The story is set in a future society controlled by a master computer where the world has been paved over, traditional buildings have been torn down and replaced by mobile buildings on wheels, and everyone is bolted into small, roofless cars called rollabouts. The idea that anyone ever walked around using their legs is a curiosity to these people.

The protagonist is a young girl named Josette (depicted in her rollabout on the cover above) who one days spots a small apple tree with a single red apple hanging from its short branches. She climbs out of her rollabout in order to pick the apple, but since she isn't used to using her legs, she initially has to drag herself along the ground using her arms.

Mother spoke from behind the wheel. "There used to be a Great Person, I think. His name was Detroit—and he made the first autos. Before that there were no autos."
"No autos! Josette was astonished. "But what rolled on the endless pavement?"
"There was no endless pavement," said Father.
No pavement! "Then what did Home-a-rollas and School-a-rollas run on?"
"They all stood still."
"Still!" cried Josette. She could hardly imagine it. All her life, except for a few seconds here and there she had rolled on wheels so that the very thought of standing still made her stomach lurch. "But how did people move?"

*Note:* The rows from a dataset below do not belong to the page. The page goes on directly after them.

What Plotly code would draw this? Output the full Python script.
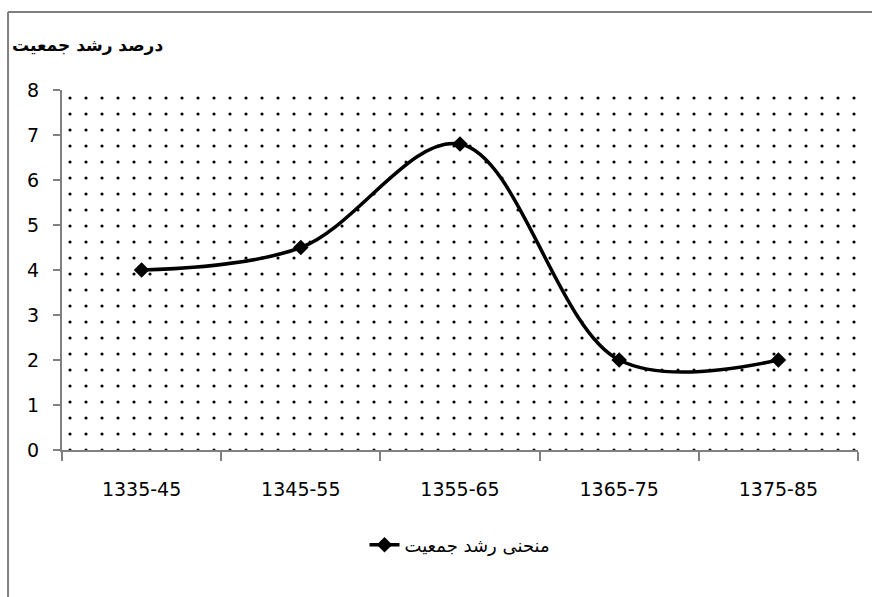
import plotly.graph_objects as go

categories = ["1335-45", "1345-55", "1355-65", "1365-75", "1375-85"]
growth = [4, 4.5, 6.8, 2, 2]
y_ticks = [0, 1, 2, 3, 4, 5, 6, 7, 8]
y_max = 8
series_name = "منحنی رشد جمعیت"
title_text = "درصد رشد جمعیت"

fig = go.Figure()

# dotted plot-area background
fig.add_trace(go.Bar(
    x=categories, y=[y_max] * len(categories), width=1,
    marker=dict(color="white", line=dict(width=0),
                pattern=dict(shape=".", fgcolor="black", bgcolor="white",
                             size=16, solidity=0.03, fillmode="replace")),
    hoverinfo="skip", showlegend=False,
))

fig.add_trace(go.Scatter(
    x=categories, y=growth, mode="lines+markers", name=series_name,
    line=dict(color="black", width=3.5, shape="spline", smoothing=1),
    marker=dict(symbol="diamond", size=12, color="black"),
))

border = dict(color="#808080", width=2)
fig.update_layout(
    width=872, height=597,
    margin=dict(l=62, r=14, t=90, b=147),
    paper_bgcolor="white", plot_bgcolor="white",
    font=dict(family="DejaVu Sans", size=19, color="black"),
    bargap=0,
    showlegend=True,
    legend=dict(orientation="h", x=0.5, xanchor="center", y=-0.264, yanchor="middle",
                font=dict(size=18), bgcolor="rgba(0,0,0,0)"),
    title=dict(text="<b>" + title_text + "</b>", xref="container", yref="container",
               x=0.0138, xanchor="left", y=0.9246, yanchor="middle",
               font=dict(size=17, color="black")),
    xaxis=dict(type="category", range=[-0.5, 4.5], showgrid=False,
               showline=True, linecolor="#808080", linewidth=2,
               ticks="outside", tickson="boundaries", ticklen=9,
               tickcolor="#808080", tickwidth=2, ticklabelstandoff=21),
    yaxis=dict(range=[0, y_max], tickvals=y_ticks, showgrid=False, zeroline=False,
               showline=True, linecolor="#808080", linewidth=2,
               ticks="outside", ticklen=7, tickcolor="#808080", tickwidth=2,
               ticklabelstandoff=10),
    shapes=[
        dict(type="line", xref="paper", yref="paper",
             x0=-0.0678, x1=1.2, y0=1.2167, y1=1.2167, line=border, layer="below"),
        dict(type="line", xref="paper", yref="paper",
             x0=-0.0678, x1=-0.0678, y0=-0.6, y1=1.2167, line=border, layer="below"),
    ],
)

fig.write_html("out.html",
               config={"displayModeBar": False},
               post_script="document.body.style.margin='0';"
                           "document.body.style.overflow='hidden';")
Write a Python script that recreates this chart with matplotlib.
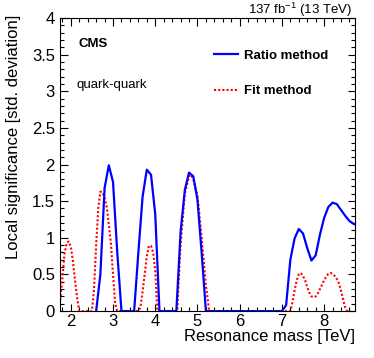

"They used their legs—first one and then the other. It was called walking. But after a while they grew weary of this and so they invented autos and pavement for the autos to roll smoothly on. The autos made life so very pleasant that they built more and more of them. They cleared the land and tore down buildings to lay more pavement. And then they learned to make an auto with a wire cy—cy—cybernetic brain so that it could do all the things that people did—only better. After that, the Great Computer-mobile whose electronic dashboard controls everything that moves took over all the thinking. It was its idea to keep only enough people for maintenance, to put everyone in a rollabout and every family in a Home-a-rolla, since wheels are so much better, and to put Home-a-rollas in slow-speed lanes for our protection. Then—so that the great autos could go everywhere where it is necessary for them to go, the Great Computer-mobile bulldozed all the trees and covered the remaining grass with pavement."